• **What the task asks**: Skip the pictures. Reproduce all other material exactly.

• **Dataset excerpt**:
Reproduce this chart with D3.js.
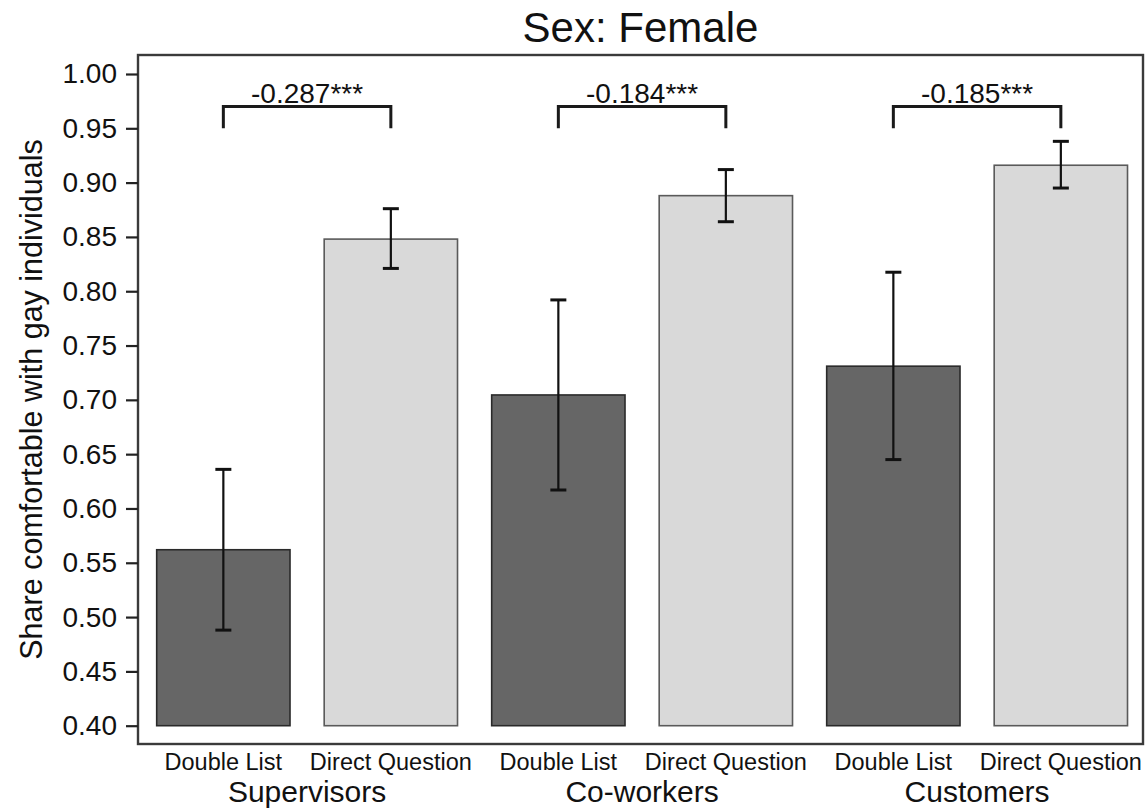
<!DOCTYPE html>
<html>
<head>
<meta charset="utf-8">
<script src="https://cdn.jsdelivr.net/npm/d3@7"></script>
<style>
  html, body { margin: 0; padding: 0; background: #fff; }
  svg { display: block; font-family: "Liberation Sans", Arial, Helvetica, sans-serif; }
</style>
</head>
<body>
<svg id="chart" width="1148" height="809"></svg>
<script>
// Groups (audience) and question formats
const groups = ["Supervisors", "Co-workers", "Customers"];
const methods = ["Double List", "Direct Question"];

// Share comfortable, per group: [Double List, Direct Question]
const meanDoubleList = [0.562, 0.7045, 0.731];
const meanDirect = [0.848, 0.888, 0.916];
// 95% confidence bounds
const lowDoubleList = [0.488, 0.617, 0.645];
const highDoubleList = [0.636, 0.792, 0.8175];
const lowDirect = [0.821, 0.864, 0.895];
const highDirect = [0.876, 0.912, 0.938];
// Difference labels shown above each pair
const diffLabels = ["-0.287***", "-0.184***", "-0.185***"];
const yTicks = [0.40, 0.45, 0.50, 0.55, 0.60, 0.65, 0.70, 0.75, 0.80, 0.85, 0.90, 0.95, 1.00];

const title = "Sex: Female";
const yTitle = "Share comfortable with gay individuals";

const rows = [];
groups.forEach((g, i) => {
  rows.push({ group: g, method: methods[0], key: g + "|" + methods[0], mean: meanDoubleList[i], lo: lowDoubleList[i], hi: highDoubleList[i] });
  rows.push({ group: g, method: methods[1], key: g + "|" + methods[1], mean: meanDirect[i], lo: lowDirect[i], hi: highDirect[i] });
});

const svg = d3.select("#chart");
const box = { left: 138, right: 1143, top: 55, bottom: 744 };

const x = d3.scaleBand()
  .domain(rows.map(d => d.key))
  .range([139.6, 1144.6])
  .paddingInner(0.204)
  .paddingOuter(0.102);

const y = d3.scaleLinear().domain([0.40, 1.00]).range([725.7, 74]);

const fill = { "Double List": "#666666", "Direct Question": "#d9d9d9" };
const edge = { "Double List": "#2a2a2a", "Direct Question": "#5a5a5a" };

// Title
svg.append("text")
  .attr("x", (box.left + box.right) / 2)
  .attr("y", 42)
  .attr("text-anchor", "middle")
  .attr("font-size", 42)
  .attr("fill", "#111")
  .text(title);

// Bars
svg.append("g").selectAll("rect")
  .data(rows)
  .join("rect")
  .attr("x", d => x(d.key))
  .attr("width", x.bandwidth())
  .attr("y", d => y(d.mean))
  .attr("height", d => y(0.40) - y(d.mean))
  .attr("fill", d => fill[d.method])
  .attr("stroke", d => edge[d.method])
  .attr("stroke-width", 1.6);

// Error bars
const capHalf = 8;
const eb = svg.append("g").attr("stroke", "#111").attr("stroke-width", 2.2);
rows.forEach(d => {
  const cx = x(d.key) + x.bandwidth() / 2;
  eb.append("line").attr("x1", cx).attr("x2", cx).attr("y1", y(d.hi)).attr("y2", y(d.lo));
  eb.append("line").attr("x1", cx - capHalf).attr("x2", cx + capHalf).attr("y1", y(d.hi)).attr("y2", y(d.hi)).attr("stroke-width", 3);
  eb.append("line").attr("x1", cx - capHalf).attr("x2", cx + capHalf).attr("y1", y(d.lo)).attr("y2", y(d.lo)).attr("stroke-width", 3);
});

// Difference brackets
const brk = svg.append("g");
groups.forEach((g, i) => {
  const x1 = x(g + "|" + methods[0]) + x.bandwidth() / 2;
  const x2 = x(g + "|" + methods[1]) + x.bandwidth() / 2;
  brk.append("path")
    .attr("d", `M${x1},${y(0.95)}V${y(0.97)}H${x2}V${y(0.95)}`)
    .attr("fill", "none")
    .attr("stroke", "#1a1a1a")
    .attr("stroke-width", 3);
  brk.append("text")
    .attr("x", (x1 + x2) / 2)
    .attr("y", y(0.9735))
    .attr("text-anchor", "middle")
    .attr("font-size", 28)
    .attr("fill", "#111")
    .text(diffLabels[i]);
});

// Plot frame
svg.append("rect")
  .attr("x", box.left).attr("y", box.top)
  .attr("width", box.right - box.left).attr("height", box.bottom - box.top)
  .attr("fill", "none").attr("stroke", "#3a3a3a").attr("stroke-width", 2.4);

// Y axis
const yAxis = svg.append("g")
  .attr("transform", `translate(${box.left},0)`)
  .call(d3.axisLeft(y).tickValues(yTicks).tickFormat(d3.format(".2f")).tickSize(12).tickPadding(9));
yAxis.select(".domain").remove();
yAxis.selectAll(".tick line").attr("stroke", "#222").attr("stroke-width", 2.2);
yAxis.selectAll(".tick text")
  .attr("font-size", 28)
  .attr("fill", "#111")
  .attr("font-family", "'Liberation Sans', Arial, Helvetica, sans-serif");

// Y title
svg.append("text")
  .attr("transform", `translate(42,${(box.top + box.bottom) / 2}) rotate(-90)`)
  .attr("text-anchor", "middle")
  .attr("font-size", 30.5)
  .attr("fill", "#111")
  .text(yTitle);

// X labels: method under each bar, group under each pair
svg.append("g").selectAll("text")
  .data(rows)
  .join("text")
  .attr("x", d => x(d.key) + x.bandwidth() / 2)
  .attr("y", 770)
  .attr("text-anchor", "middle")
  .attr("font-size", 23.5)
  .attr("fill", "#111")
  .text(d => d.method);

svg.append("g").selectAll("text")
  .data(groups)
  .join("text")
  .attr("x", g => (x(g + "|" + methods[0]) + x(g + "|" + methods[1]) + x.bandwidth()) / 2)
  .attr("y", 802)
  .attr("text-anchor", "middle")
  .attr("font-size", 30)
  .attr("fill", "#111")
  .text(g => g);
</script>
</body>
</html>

• **Answer in full**:
Reproduce this chart with D3.js.
<!DOCTYPE html>
<html>
<head>
<meta charset="utf-8">
<script src="https://cdn.jsdelivr.net/npm/d3@7"></script>
<style>
  html, body { margin: 0; padding: 0; background: #fff; }
  svg { display: block; font-family: "Liberation Sans", Arial, Helvetica, sans-serif; }
</style>
</head>
<body>
<svg id="chart" width="1148" height="809"></svg>
<script>
// Groups (audience) and question formats
const groups = ["Supervisors", "Co-workers", "Customers"];
const methods = ["Double List", "Direct Question"];

// Share comfortable, per group: [Double List, Direct Question]
const meanDoubleList = [0.562, 0.7045, 0.731];
const meanDirect = [0.848, 0.888, 0.916];
// 95% confidence bounds
const lowDoubleList = [0.488, 0.617, 0.645];
const highDoubleList = [0.636, 0.792, 0.8175];
const lowDirect = [0.821, 0.864, 0.895];
const highDirect = [0.876, 0.912, 0.938];
// Difference labels shown above each pair
const diffLabels = ["-0.287***", "-0.184***", "-0.185***"];
const yTicks = [0.40, 0.45, 0.50, 0.55, 0.60, 0.65, 0.70, 0.75, 0.80, 0.85, 0.90, 0.95, 1.00];

const title = "Sex: Female";
const yTitle = "Share comfortable with gay individuals";

const rows = [];
groups.forEach((g, i) => {
  rows.push({ group: g, method: methods[0], key: g + "|" + methods[0], mean: meanDoubleList[i], lo: lowDoubleList[i], hi: highDoubleList[i] });
  rows.push({ group: g, method: methods[1], key: g + "|" + methods[1], mean: meanDirect[i], lo: lowDirect[i], hi: highDirect[i] });
});

const svg = d3.select("#chart");
const box = { left: 138, right: 1143, top: 55, bottom: 744 };

const x = d3.scaleBand()
  .domain(rows.map(d => d.key))
  .range([139.6, 1144.6])
  .paddingInner(0.204)
  .paddingOuter(0.102);

const y = d3.scaleLinear().domain([0.40, 1.00]).range([725.7, 74]);

const fill = { "Double List": "#666666", "Direct Question": "#d9d9d9" };
const edge = { "Double List": "#2a2a2a", "Direct Question": "#5a5a5a" };

// Title
svg.append("text")
  .attr("x", (box.left + box.right) / 2)
  .attr("y", 42)
  .attr("text-anchor", "middle")
  .attr("font-size", 42)
  .attr("fill", "#111")
  .text(title);

// Bars
svg.append("g").selectAll("rect")
  .data(rows)
  .join("rect")
  .attr("x", d => x(d.key))
  .attr("width", x.bandwidth())
  .attr("y", d => y(d.mean))
  .attr("height", d => y(0.40) - y(d.mean))
  .attr("fill", d => fill[d.method])
  .attr("stroke", d => edge[d.method])
  .attr("stroke-width", 1.6);

// Error bars
const capHalf = 8;
const eb = svg.append("g").attr("stroke", "#111").attr("stroke-width", 2.2);
rows.forEach(d => {
  const cx = x(d.key) + x.bandwidth() / 2;
  eb.append("line").attr("x1", cx).attr("x2", cx).attr("y1", y(d.hi)).attr("y2", y(d.lo));
  eb.append("line").attr("x1", cx - capHalf).attr("x2", cx + capHalf).attr("y1", y(d.hi)).attr("y2", y(d.hi)).attr("stroke-width", 3);
  eb.append("line").attr("x1", cx - capHalf).attr("x2", cx + capHalf).attr("y1", y(d.lo)).attr("y2", y(d.lo)).attr("stroke-width", 3);
});

// Difference brackets
const brk = svg.append("g");
groups.forEach((g, i) => {
  const x1 = x(g + "|" + methods[0]) + x.bandwidth() / 2;
  const x2 = x(g + "|" + methods[1]) + x.bandwidth() / 2;
  brk.append("path")
    .attr("d", `M${x1},${y(0.95)}V${y(0.97)}H${x2}V${y(0.95)}`)
    .attr("fill", "none")
    .attr("stroke", "#1a1a1a")
    .attr("stroke-width", 3);
  brk.append("text")
    .attr("x", (x1 + x2) / 2)
    .attr("y", y(0.9735))
    .attr("text-anchor", "middle")
    .attr("font-size", 28)
    .attr("fill", "#111")
    .text(diffLabels[i]);
});

// Plot frame
svg.append("rect")
  .attr("x", box.left).attr("y", box.top)
  .attr("width", box.right - box.left).attr("height", box.bottom - box.top)
  .attr("fill", "none").attr("stroke", "#3a3a3a").attr("stroke-width", 2.4);

// Y axis
const yAxis = svg.append("g")
  .attr("transform", `translate(${box.left},0)`)
  .call(d3.axisLeft(y).tickValues(yTicks).tickFormat(d3.format(".2f")).tickSize(12).tickPadding(9));
yAxis.select(".domain").remove();
yAxis.selectAll(".tick line").attr("stroke", "#222").attr("stroke-width", 2.2);
yAxis.selectAll(".tick text")
  .attr("font-size", 28)
  .attr("fill", "#111")
  .attr("font-family", "'Liberation Sans', Arial, Helvetica, sans-serif");

// Y title
svg.append("text")
  .attr("transform", `translate(42,${(box.top + box.bottom) / 2}) rotate(-90)`)
  .attr("text-anchor", "middle")
  .attr("font-size", 30.5)
  .attr("fill", "#111")
  .text(yTitle);

// X labels: method under each bar, group under each pair
svg.append("g").selectAll("text")
  .data(rows)
  .join("text")
  .attr("x", d => x(d.key) + x.bandwidth() / 2)
  .attr("y", 770)
  .attr("text-anchor", "middle")
  .attr("font-size", 23.5)
  .attr("fill", "#111")
  .text(d => d.method);

svg.append("g").selectAll("text")
  .data(groups)
  .join("text")
  .attr("x", g => (x(g + "|" + methods[0]) + x(g + "|" + methods[1]) + x.bandwidth()) / 2)
  .attr("y", 802)
  .attr("text-anchor", "middle")
  .attr("font-size", 30)
  .attr("fill", "#111")
  .text(g => g);
</script>
</body>
</html>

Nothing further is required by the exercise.